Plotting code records
----

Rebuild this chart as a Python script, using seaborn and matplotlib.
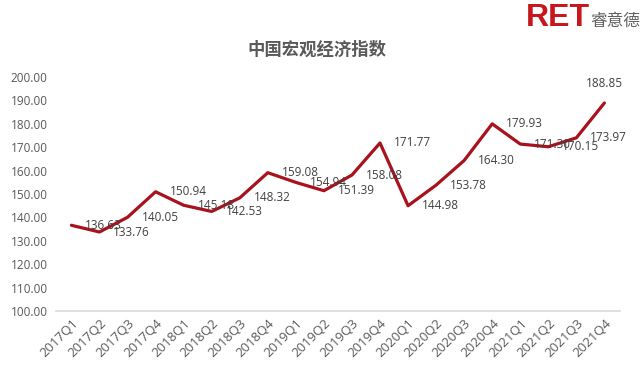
import matplotlib
matplotlib.use("Agg")
import matplotlib.pyplot as plt
import pandas as pd
import seaborn as sns

sns.set_theme(style="white")
plt.rcParams['font.family'] = ['Open Sans', 'Noto Sans CJK SC', 'DejaVu Sans']

# quarterly index values
quarters = ['2017Q1', '2017Q2', '2017Q3', '2017Q4',
            '2018Q1', '2018Q2', '2018Q3', '2018Q4',
            '2019Q1', '2019Q2', '2019Q3', '2019Q4',
            '2020Q1', '2020Q2', '2020Q3', '2020Q4',
            '2021Q1', '2021Q2', '2021Q3', '2021Q4']
index_values = [136.63, 133.76, 140.05, 150.94,
                145.18, 142.53, 148.32, 159.08,
                154.94, 151.39, 158.08, 171.77,
                144.98, 153.78, 164.30, 179.93,
                171.30, 170.15, 173.97, 188.85]
y_ticks = list(range(100, 201, 10))

title = "中国宏观经济指数"
line_color = "#A8121C"
text_grey = "#595959"

df = pd.DataFrame({"quarter": quarters, "value": index_values})

fig = plt.figure(figsize=(6.4, 3.73), dpi=100)
ax = fig.add_axes([0.0875, 0.166, 0.881, 0.628])
sns.lineplot(data=df, x="quarter", y="value", ax=ax, color=line_color,
             linewidth=2.3, sort=False)

ax.set_ylim(100, 200)
ax.set_xlim(-0.55, len(quarters) - 0.45)
ax.set_yticks(y_ticks)
ax.set_yticklabels(["%.2f" % t for t in y_ticks])
ax.tick_params(axis='y', labelsize=8.5, colors=text_grey, length=0, pad=6)
ax.tick_params(axis='x', labelsize=9.5, colors=text_grey, length=0, pad=4)
plt.setp(ax.get_xticklabels(), rotation=45, ha='right', rotation_mode='anchor')
ax.set_xlabel("")
ax.set_ylabel("")
for s in ['top', 'right', 'left']:
    ax.spines[s].set_visible(False)
ax.spines['bottom'].set_color("#D9D9D9")
ax.spines['bottom'].set_linewidth(1.2)

# data labels, to the right of each point (last one above)
for i, v in enumerate(index_values):
    if i == len(index_values) - 1:
        ax.annotate("%.2f" % v, (i, v), xytext=(0, 9), textcoords='offset points',
                    ha='center', va='bottom', fontsize=8.5, color="#404040")
    else:
        ax.annotate("%.2f" % v, (i, v), xytext=(10, 0), textcoords='offset points',
                    ha='left', va='center', fontsize=8.5, color="#404040")

fig.text(0.495, 0.868, title, ha='center', va='center', fontsize=12.5,
         fontweight='bold', color=text_grey,
         family=['Noto Sans CJK SC', 'DejaVu Sans'])

# logo
fig.text(0.822, 0.93, "RET", ha='left', va='baseline', fontsize=23,
         fontweight='bold', color="#C8161D", family=['Liberation Sans', 'DejaVu Sans'])
fig.text(0.922, 0.93, "睿意德", ha='left', va='baseline', fontsize=12,
         color="#606060", family=['Noto Sans CJK SC', 'DejaVu Sans'])

fig.savefig("out.png", dpi=100)
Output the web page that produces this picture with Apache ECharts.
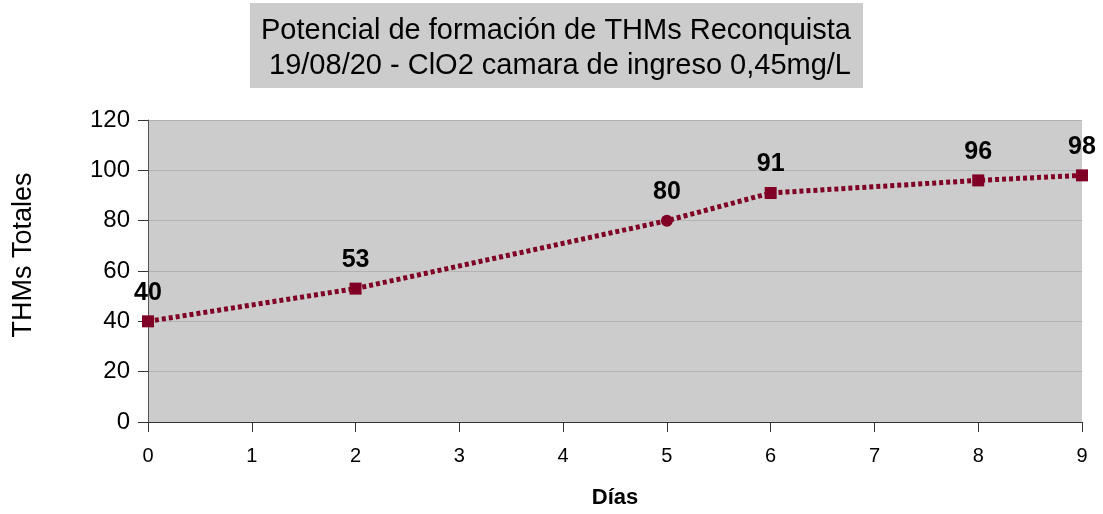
<!DOCTYPE html>
<html><head><meta charset="utf-8">
<script src="https://cdn.jsdelivr.net/npm/echarts@6/dist/echarts.min.js"></script>
<style>html,body{margin:0;padding:0;background:#fff}#c{width:1103px;height:514px}</style>
</head><body><div id="c"></div>
<script>
const dias = [0, 2, 5, 6, 8, 9];
const thms = [40, 53, 80, 91, 96, 98];
const symbols = ['rect', 'rect', 'circle', 'rect', 'rect', 'rect'];
const titleLines = ['Potencial de formación de THMs Reconquista', ' 19/08/20 - ClO2 camara de ingreso 0,45mg/L'];
const xName = 'Días';
const yName = 'THMs Totales';

const chart = echarts.init(document.getElementById('c'));
const font = '"Liberation Sans", Arial, sans-serif';
chart.setOption({
  animation: false,
  graphic: [
    { type: 'rect', left: 250, top: 3, shape: { width: 613, height: 85 }, style: { fill: '#cccccc' }, z: 0 },
    { type: 'text', x: 556, y: 48, z: 1,
      style: { text: titleLines.join('\n'), fill: '#000', font: '29px ' + font, textAlign: 'center', textVerticalAlign: 'middle', lineHeight: 35 } },
    { type: 'text', x: 24, y: 255, rotation: Math.PI / 2, z: 1,
      style: { text: yName, fill: '#000', font: '27px ' + font, textAlign: 'center', textVerticalAlign: 'middle' } }
  ],
  grid: { left: 148, right: 21, top: 120, bottom: 90, show: true, backgroundColor: '#cccccc', borderWidth: 0 },
  xAxis: {
    type: 'value', min: 0, max: 9, interval: 1,
    name: xName, nameLocation: 'middle', nameGap: 65,
    nameTextStyle: { fontFamily: font, fontSize: 22, fontWeight: 'bold', color: '#000' },
    axisLine: { lineStyle: { color: '#333', width: 1 } },
    axisTick: { show: true, length: 10, lineStyle: { color: '#333' } },
    axisLabel: { fontFamily: font, fontSize: 20, color: '#000', margin: 24 },
    splitLine: { show: false }
  },
  yAxis: {
    type: 'value', min: 0, max: 120, interval: 20,
    axisLine: { show: true, lineStyle: { color: '#555', width: 1 } },
    axisTick: { show: true, length: 10, lineStyle: { color: '#333' } },
    axisLabel: { fontFamily: font, fontSize: 24, color: '#000', margin: 18 },
    splitLine: { show: true, lineStyle: { color: '#b3b3b3', width: 1 } }
  },
  series: [{
    type: 'line',
    data: dias.map((d, i) => ({ value: [d, thms[i]], symbol: symbols[i] })),
    symbolSize: 12,
    lineStyle: { color: '#800025', width: 5, type: [4, 3] },
    itemStyle: { color: '#800025' },
    label: { show: true, position: 'top', distance: 10, fontFamily: font, fontSize: 25, fontWeight: 'bold', color: '#000' },
    clip: false
  }]
});
</script></body></html>
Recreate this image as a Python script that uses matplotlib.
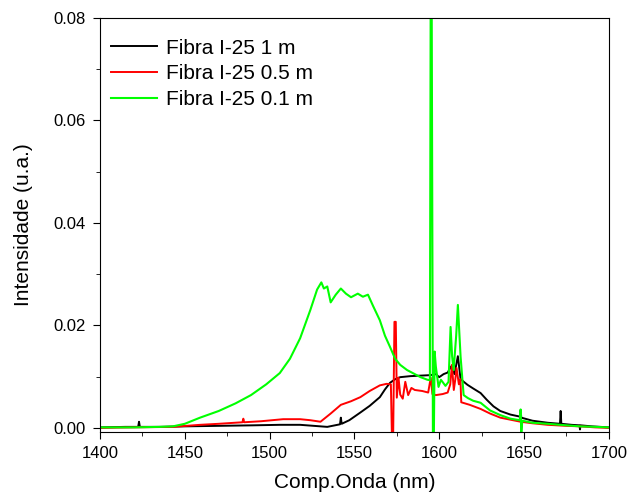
import numpy as np
import matplotlib
matplotlib.use("Agg")
from matplotlib import pyplot as plt
from matplotlib.ticker import MultipleLocator, FormatStrFormatter

plt.rcParams['font.family'] = ['Liberation Sans', 'DejaVu Sans']

# Fibra I-25 1 m
wl_k = [1400, 1415, 1422.5, 1423, 1423.5, 1435, 1450, 1470, 1490, 1506,
        1518, 1526, 1534, 1541.5, 1542, 1542.5, 1547, 1553.5, 1559, 1565,
        1568, 1571, 1574, 1577, 1583, 1589, 1595, 1598, 1600, 1602.6,
        1605, 1607, 1609, 1611, 1612.6, 1616.7, 1620, 1624.4, 1628, 1632,
        1636, 1642, 1647.6, 1648, 1648.4, 1655, 1664, 1671.2, 1671.6, 1672,
        1678, 1682.7, 1683, 1683.3, 1690, 1700]
int_k = [0.0001, 0.0002, 0.0002, 0.0012, 0.0002, 0.0002, 0.0003, 0.0004, 0.0005, 0.0006,
         0.0006, 0.0004, 0.0002, 0.0007, 0.002, 0.0008, 0.0015, 0.003, 0.0043, 0.006,
         0.0075, 0.0088, 0.0095, 0.0099, 0.0101, 0.0102, 0.0103, 0.0105, 0.0099, 0.0105,
         0.0108, 0.012, 0.0105, 0.014, 0.0095, 0.0084, 0.0077, 0.0068, 0.0055, 0.0042,
         0.0033, 0.0026, 0.0022, 0.0034, 0.002, 0.0014, 0.001, 0.0008, 0.0033, 0.0008,
         0.0006, 0.0005, -0.0003, 0.0005, 0.0003, 0.0001]

# Fibra I-25 0.5 m
wl_r = [1400, 1420, 1443, 1459, 1470, 1484, 1484.5, 1485, 1495, 1508,
        1518, 1524, 1530, 1536, 1542, 1548, 1553.5, 1559, 1565, 1569,
        1571.5, 1572.2, 1572.8, 1573.6, 1574.4, 1575, 1576, 1577, 1578.5, 1580,
        1581.7, 1583.6, 1585.6, 1590, 1593.5, 1595, 1596, 1598, 1602, 1605,
        1606.5, 1607.5, 1608.6, 1609.5, 1610.2, 1611.6, 1612.5, 1613, 1618, 1624.4,
        1630, 1636, 1642, 1648, 1655, 1664, 1675, 1683, 1692, 1700]
int_r = [0.0, 0.0001, 0.0002, 0.0006, 0.0008, 0.0011, 0.0018, 0.0011, 0.0013, 0.0017,
         0.0017, 0.0015, 0.0012, 0.0028, 0.0045, 0.0052, 0.006, 0.0072, 0.0083, 0.0086,
         0.0085, -0.003, -0.003, 0.0207, 0.0207, 0.0059, 0.0098, 0.0065, 0.0057, 0.009,
         0.0064, 0.0078, 0.0074, 0.0072, 0.0069, 0.0098, 0.0066, 0.0064, 0.0066, 0.0069,
         0.0085, 0.0123, 0.0074, 0.0095, 0.0117, 0.0085, 0.0095, 0.005, 0.0045, 0.0037,
         0.0028, 0.002, 0.0016, 0.0012, 0.0009, 0.0006, 0.0004, 0.0003, 0.0001, 0.0]

# Fibra I-25 0.1 m
wl_g = [1400, 1420, 1435, 1443, 1450, 1459, 1470, 1480, 1489, 1498,
        1506, 1512, 1518, 1524, 1528, 1530.5, 1532, 1534, 1536, 1539,
        1542, 1545, 1548, 1552, 1555, 1558, 1561, 1565, 1568, 1571,
        1574, 1577, 1581, 1585, 1589, 1593, 1594.5, 1595, 1595.5, 1596.3,
        1596.8, 1597.3, 1598, 1599.6, 1601, 1603.7, 1605.5, 1606.7, 1607.6, 1608.5,
        1610, 1611, 1612.6, 1614.4, 1617, 1620, 1624.4, 1630, 1636, 1642,
        1647.5, 1648, 1648.4, 1649, 1655, 1664, 1675, 1683, 1692, 1700]
int_g = [0.0001, 0.0001, 0.0002, 0.0003, 0.0008, 0.002, 0.0033, 0.0048, 0.0064, 0.0085,
         0.0107, 0.0135, 0.0175, 0.023, 0.027, 0.0284, 0.0272, 0.0276, 0.0245, 0.026,
         0.0272, 0.0262, 0.0255, 0.0262, 0.0256, 0.026, 0.0238, 0.021, 0.018, 0.0158,
         0.0135, 0.0123, 0.0113, 0.0106, 0.0099, 0.0094, 0.0093, 0.09, 0.09, -0.003,
         -0.003, 0.0149, 0.012, 0.008, 0.0094, 0.0082, 0.009, 0.0197, 0.014, 0.0113,
         0.018, 0.024, 0.0139, 0.0064, 0.0058, 0.0053, 0.0049, 0.0034, 0.0025, 0.0018,
         0.0015, 0.0036, -0.0008, 0.0014, 0.001, 0.0008, 0.0005, 0.0003, 0.0002, 0.0001]

labels = ['Fibra I-25 1 m', 'Fibra I-25 0.5 m', 'Fibra I-25 0.1 m']

fig = plt.figure(figsize=(6.27, 4.97), dpi=100)
ax = fig.add_axes([0.1595, 0.1308, 0.8115, 0.833])

ax.plot(wl_k, int_k, color='black', lw=1.4, label=labels[0])
ax.plot(wl_r, int_r, color='#ff0000', lw=1.4, label=labels[1])
ax.plot(wl_g, int_g, color='#00ff00', lw=1.5, label=labels[2])

ax.set_xlim(1400, 1700)
ax.set_ylim(-0.0008, 0.08)
ax.xaxis.set_major_locator(MultipleLocator(50))
ax.xaxis.set_minor_locator(MultipleLocator(25))
ax.yaxis.set_major_locator(MultipleLocator(0.02))
ax.yaxis.set_minor_locator(MultipleLocator(0.01))
ax.yaxis.set_major_formatter(FormatStrFormatter('%.2f'))
ax.tick_params(which='both', direction='out', top=False, right=False, labelsize=12)
ax.tick_params(which='major', length=5, pad=5)
ax.tick_params(which='minor', length=3)

ax.set_xlabel('Comp.Onda (nm)', fontsize=15, labelpad=9)
ax.set_ylabel('Intensidade (u.a.)', fontsize=15, labelpad=15)

ax.legend(loc='upper left', bbox_to_anchor=(0.022, 0.95), frameon=False, fontsize=15,
          handlelength=2.2, handletextpad=0.45, borderpad=0, borderaxespad=0,
          labelspacing=0.32)

fig.savefig('out.png', dpi=100)
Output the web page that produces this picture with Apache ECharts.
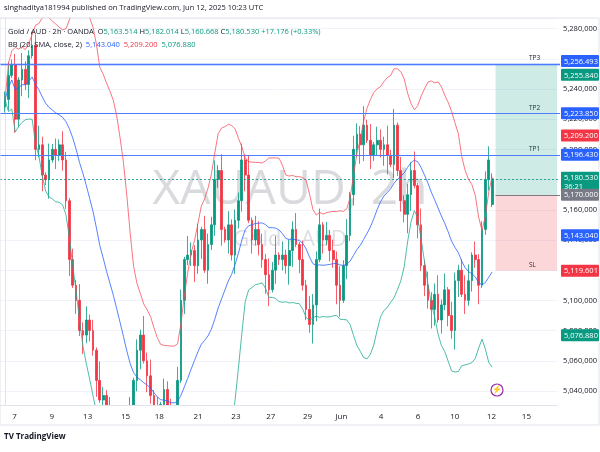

----

Print the data above verbatim from the first line through the line holding "plt.rcParams['font.family'] = ['Open", leaving every picture out.

→ SOLUTION FOR THIS PROBLEM:
Rebuild this chart as a Python script, using seaborn and matplotlib.
import matplotlib
matplotlib.use("Agg")
import matplotlib.pyplot as plt
import pandas as pd
import seaborn as sns

sns.set_theme(style="white")
plt.rcParams['font.family'] = ['Open Sans', 'Noto Sans CJK SC', 'DejaVu Sans']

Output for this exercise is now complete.